Even before he met Claire, Doug had wanted to make the current bank job his last and leave town to start over. Both the friend he had grown up with, Jeremy, and the local crime boss who has been assigning the gang their jobs, have nixed this, warning him of dire consequences. Now that he has met Claire, and learning that she too is leaving her bank position because of her bad memories and moving out of town, Doug ‘s desire to leave Charlestown behind becomes overwhelming. But then there is that last job, and—When the FBI visit her Claire learns that Doug leads the gang that had abducted her. When she confronts him he pleads with her to trust him now, but she cries out how can she, when their relationship began with lies. “Because,” he says, he will speak the truth, and the answers will be so terrible that she will know that he is not lying.

Though filled with car chases, shoot-outs, and seemingly impossible escapes from the police, the film’s better script with its deeper than usual probes of the main characters, lifts it above Takers and most summer thrillers. Be forewarned that the film is also filled with foul language, sex, and brutal violence, so it would be a dubious choice to see with a church group, unless the members are veteran filmgoers. Recommended here more for individuals who are accustomed to strong film fare, this is a film well worth seeing.

For Reflection/Discussion

Spoiler at the end!

1. The film provides more than the usual background of its main character Doug MacRay than other crime thrillers. What were his parents like? From what you see of the father in the prison visit, do you think he has learned anything? Who was it that took Doug in when his father was sent to prison? How do you think Jeremy must have influenced Doug?

2. What do you think of the bad environment produces criminals argument? How does this film follow that? How does this theory account for those growing up in the same neighborhood, also victims of bad parenting, and yet did not enter a life of crime? Those who have seen the film American History X might recall the two men of grace who impacted Derek, changing the course of his life.

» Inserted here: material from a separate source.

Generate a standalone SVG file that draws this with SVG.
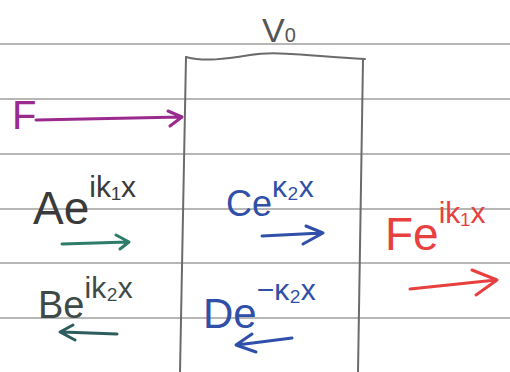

Also, on a lighter note, check out the delightful song “Officer Krumpke” in West Side Story with its amusing presentation of the various theories of what produces criminality.

3. What do you recall of Jeremy’s background? (His dad was killed in prison, his mother died of HI V.)

4. How does even the minor story of Krista (Blake Lively) as the damaged single mom who drinks and engages in casual sex contribute to the lostness and alienation of the people trapped in Charlestown?

5. How is Fergus “Fergie” Colm (Pete Postlethwaite) the most villainous of all? What was his connection with the fate of Doug’s mother? How does he sow what he reaped?

6. How is the gang like those described in Psalm 10? Sort of a matter of the oppressed taking matters into their own hands and becoming oppressors themselves?

7. What motivates the FBI agent? What do you suspect his private life is like?

8. What do you think of the ending of the film? Was justice served? Is Doug really free, or—? Do you see the hand of God in any of the fates of the characters?